HUNTINGTON, W.Va. -- In the emergency room at Cabell Huntington Hospital, Dr. Allen Holmes sees patients jump off the bed at the lightest touch to their backs. He hears bizarre excuses.
"My doctor is out of the country for two years," they say. "My dog ate my pain medication."
They check in to the ER for one reason: They want pills.
As head of the hospital's emergency department, Holmes finds himself on the front lines of West Virginia's prescription drug abuse epidemic. In the four years since he's been doing this work, he's watched it get worse.
He sees people in their early 20s whose doctors have prescribed them the highest possible doses of narcotic painkillers. He sees old people trying to play the system. He suspects some are addicted, while others want to sell the pills to make ends meet.
Holmes thinks he's too skeptical sometimes.
"And I feel bad about that," he said. "But on the other hand, I feel like I would be contributing to the problem if I leaned too far the other way."
Some West Virginia doctors have been accused of running alleged "pill mills" where people get addictive medications without proper exams.
Well-meaning providers are grappling with a host of challenges in prescribing powerful prescription drugs.
"It's really a complicated issue because we need to have balance," said Dr. Alvin Moss, director of the Center for Health Ethics and Law at West Virginia University and the West Virginia Center for End-of-Life Care.
These medicines help cancer patients suffer less, he said. They help elderly people die with their pain controlled.

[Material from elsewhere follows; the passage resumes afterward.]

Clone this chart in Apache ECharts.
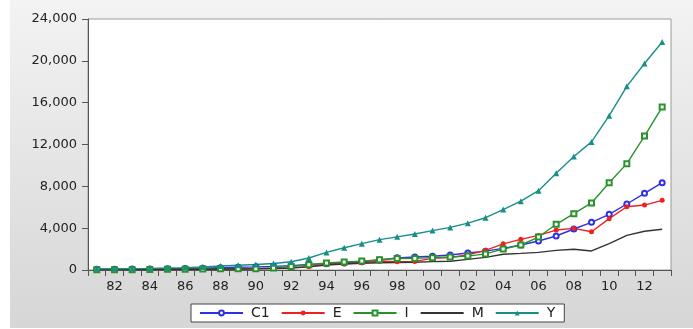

The drug abuse epidemic, though, has made some doctors afraid to prescribe them.
"I talk to a lot of doctors now who say, 'I just don't prescribe opioids in my practice," Moss said.
There's no question, though, that West Virginia's consumption of the most abused opiate painkillers has skyrocketed over the past decade.

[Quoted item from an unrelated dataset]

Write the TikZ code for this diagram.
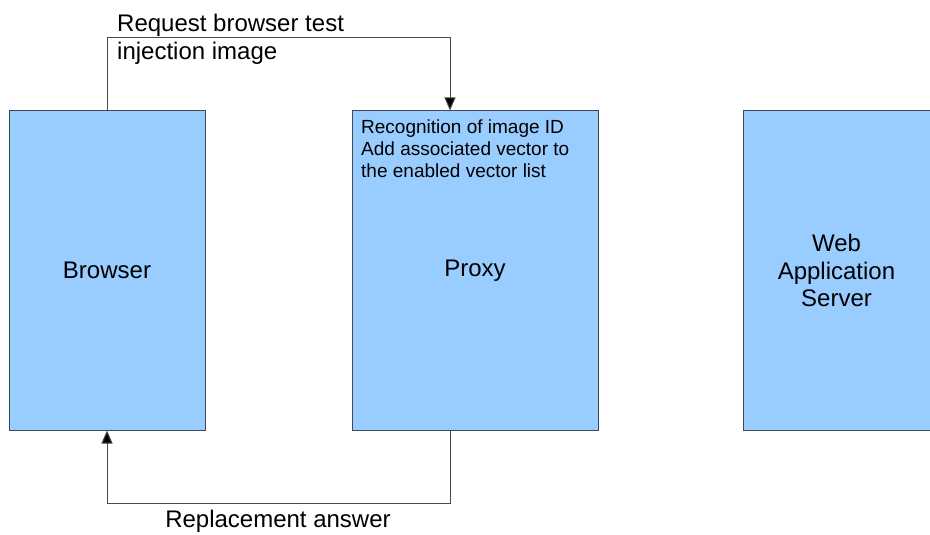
\documentclass[tikz,border=0pt]{standalone}
\usepackage{fontspec}
\setmainfont{Liberation Sans}
\usetikzlibrary{arrows.meta}
\definecolor{boxfill}{HTML}{99CCFF}
\definecolor{boxline}{HTML}{3E4A58}
\definecolor{wire}{HTML}{4A4A4A}
\tikzset{
  unit/.style={draw=boxline, fill=boxfill, line width=1pt, rectangle,
    minimum height=319pt, inner sep=0pt, align=center,
    font=\fontsize{24}{27.5}\selectfont},
  conn/.style={draw=wire, line width=1pt, -{Triangle[length=13pt,width=11pt,fill=black]}},
  caption/.style={inner sep=0pt, align=left, font=\fontsize{24}{27.5}\selectfont},
  note/.style={inner sep=0pt, align=left, font=\fontsize{19}{22}\selectfont}
}
\begin{document}
\begin{tikzpicture}[x=1pt,y=-1pt]
  \useasboundingbox (0,0) rectangle (930,535);
  \clip (0,0) rectangle (930,535);

  % the three components
  \node[unit, minimum width=196pt] (browser) at (107,270.5) {Browser};
  \node[unit, minimum width=246pt] (proxy) at (475,270.5) {Proxy};
  \node[unit, minimum width=190pt] (server) at (838,270.5) {};
  \node[align=center, inner sep=0pt, font=\fontsize{24}{27.5}\selectfont] (serverlabel) at (836.5,270.5) {Web\\Application\\Server};

  \node[note, anchor=north west] (proxynote) at (361,120)
    {Recognition of image ID\\Add associated vector to\\the enabled vector list};

  % request from browser to proxy
  \coordinate (ptop) at ([xshift=-25pt]proxy.north);
  \coordinate (pbot) at ([xshift=-25pt]proxy.south);
  \draw[conn] (browser.north) -- ++(0,-73) -| (ptop);
  \node[caption, anchor=north west] (reqlabel) at (117,14)
    {Request browser test\\injection image};

  % answer from proxy back to browser
  \draw[conn] (pbot) -- ++(0,73) -| (browser.south);
  \node[caption, anchor=north] (anslabel) at (278,510) {Replacement answer};
\end{tikzpicture}
\end{document}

A Gazette review of data from the federal Drug Enforcement Agency, combined with Census figures, shows that between 1999 and 2009, West Virginia's per capita consumption of these drugs has soared:
* Oxycodone: 294 percent increase
* Hydromorphone: 319 percent increase
* Hydrocodone: 296 percent increase
* Fentanyl: 348 percent increase
* Morphine: 199 percent increase
* Methadone: 462 percent increase
Consumption of two opiate drugs -- codeine and meperidine -- declined by about 50 percent each during the time period. Many hospitals have stopped using those drugs because of side effects, Moss said.
Data for every state could not be obtained from the DEA for this time period. But West Virginia's not the only place with a growing demand for pain medicine.

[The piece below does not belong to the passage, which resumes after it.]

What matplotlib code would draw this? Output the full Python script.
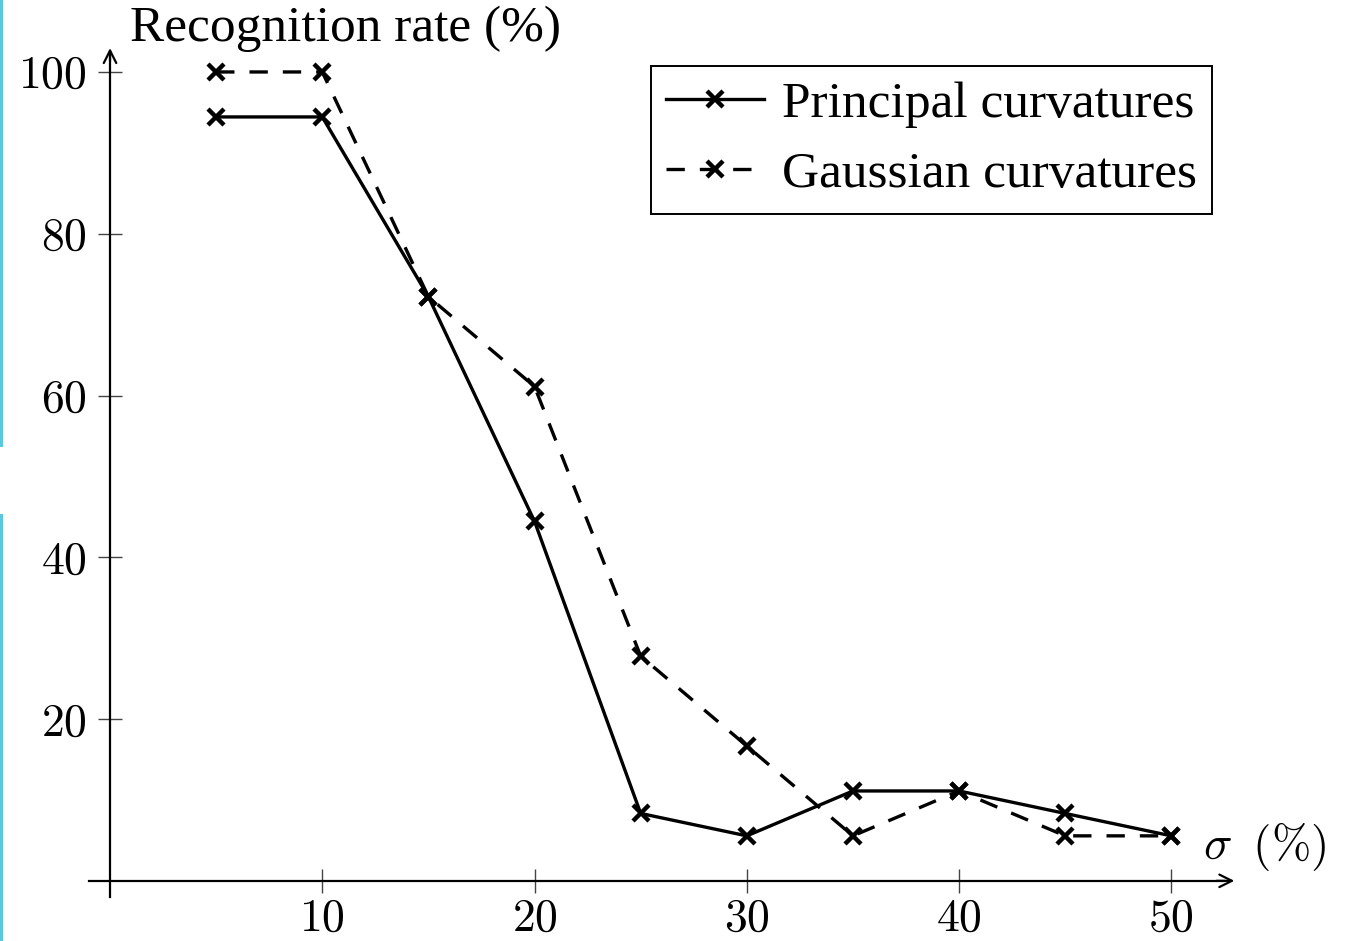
import matplotlib
matplotlib.use("Agg")
import matplotlib.pyplot as plt
from matplotlib.lines import Line2D

plt.rcParams["font.family"] = ["Liberation Serif", "DejaVu Serif"]
plt.rcParams["mathtext.fontset"] = "cm"

# recognition rate (%) vs noise level sigma (%)
sigma = [5, 10, 15, 20, 25, 30, 35, 40, 45, 50]
principal = [94.44, 94.44, 72.22, 44.44, 8.33, 5.56, 11.11, 11.11, 8.33, 5.56]
gaussian = [100.0, 100.0, 72.22, 61.11, 27.78, 16.67, 5.56, 11.11, 5.56, 5.56]
xticks = [10, 20, 30, 40, 50]
yticks = [20, 40, 60, 80, 100]

W, H = 1348, 941
fig = plt.figure(figsize=(W / 100, H / 100), dpi=100)
ax = fig.add_axes([88.8 / W, 44 / H, (1235 - 88.8) / W, (897 - 47.7) / H])
ax.set_xlim(-1, 53)
ax.set_ylim(-2, 103)

# pgfplots-like axis lines crossing at the origin
for side in ("top", "right"):
    ax.spines[side].set_visible(False)
ax.spines["bottom"].set_position(("data", 0))
ax.spines["left"].set_position(("data", 0))
ax.spines["bottom"].set_bounds(-1, 52.5)
ax.spines["left"].set_bounds(-2, 102.5)
for s in ("bottom", "left"):
    ax.spines[s].set_linewidth(1.6)
ax.annotate("", xy=(53.1, 0), xytext=(52, 0),
            arrowprops=dict(arrowstyle="->,head_length=0.9,head_width=0.45", lw=1.6, color="black"),
            annotation_clip=False)
ax.annotate("", xy=(0, 103.3), xytext=(0, 101),
            arrowprops=dict(arrowstyle="->,head_length=0.9,head_width=0.45", lw=1.6, color="black"),
            annotation_clip=False)

ax.set_xticks(xticks)
ax.set_yticks(yticks)
ax.set_xticklabels([f"${v}$" for v in xticks])
ax.set_yticklabels([f"${v}$" for v in yticks])
ax.tick_params(direction="inout", length=17, width=1.0, labelsize=33, color="#444444")
ax.tick_params(axis="x", pad=4)
ax.tick_params(axis="y", pad=8)

ms, mew, lw = 11, 3.2, 2.4
ax.plot(sigma, principal, color="black", lw=lw, marker="x", ms=ms, mew=mew,
        label="Principal curvatures", clip_on=False, zorder=3)
ax.plot(sigma, gaussian, color="black", lw=lw, ls=(0, (5.5, 4.5)), marker="x", ms=ms, mew=mew,
        label="Gaussian curvatures", clip_on=False, zorder=3)

ax.text(11.1, 105.4, "Recognition rate (%)", fontsize=37, ha="center", va="center",
        clip_on=False)
ax.text(51.5, 4.2, r"$\sigma\;\;(\%)$", fontsize=34, ha="left", va="center", clip_on=False)

leg = ax.legend(loc="upper right", bbox_to_anchor=(1212 / W, 1 - 66 / H),
                bbox_transform=fig.transFigure, borderaxespad=0, fontsize=37,
                fancybox=False, edgecolor="black", framealpha=1, handlelength=1.9,
                handletextpad=0.35, borderpad=0.3, labelspacing=0.45)
leg.get_frame().set_linewidth(1.4)

# thin cyan strip at the left edge of the picture, broken mid-height
fig.add_artist(Line2D([1 / W, 1 / W], [0, 1 - 515 / H], color="#5bc8e0", lw=2.2,
                      transform=fig.transFigure))
fig.add_artist(Line2D([1 / W, 1 / W], [1 - 445 / H, 1], color="#5bc8e0", lw=2.2,
                      transform=fig.transFigure))

fig.savefig("out.png", dpi=100)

Nationwide, Americans' use of opiate painkillers -- synthetic versions of opium that include OxyContin and Vicodin -- has increased at least 10-fold in the past 20 years because of a shift toward more aggressive pain treatment, according to the federal Centers for Disease Control and Prevention.
"If only the people that needed pain medication had it available to them, there wouldn't be a [black] market," said state Chief Deputy Attorney General Fran Hughes, whose office sued the makers of OxyContin in 2001 and received a $10 million settlement three years later. "There's obviously a supply that exceeds the legitimate demand."
Evan Jenkins, a Democratic state senator from Cabell County and director of the West Virginia State Medical Association, calls prescription drug abuse "one of our most challenging health and criminal issues."
"If we squeeze this so much and make it too restrictive, we are going to have people suffering unnecessarily," he said. "This is a delicate balance between being able to maintain its availability and its uses in an appropriate manner, and to also go after, strongly, the dark side."
Dr. M. Khalid Hasan, a Beckley psychiatrist and member of the state Board of Medicine, puts it more bluntly.
Some of his colleagues' careless prescription practices frustrate him. "They're writing [prescriptions for] too many damn narcotics."
'The fifth vital sign'
Every room in Holmes' department has the same sign: How do you rate your pain?
Many physicians used to be leery of prescribing narcotic painkillers. Things changed in the 1990s.
Both the American Pain Society and the American Society of Anesthesiologists released guidelines encouraging expanded use of opiates to manage chronic pain.
West Virginia and other states passed laws saying doctors could not be disciplined or criminally punished for treating intractable pain with controlled substances, even if the dosage exceeded the average dosage, as long as they practice within accepted medical guidelines.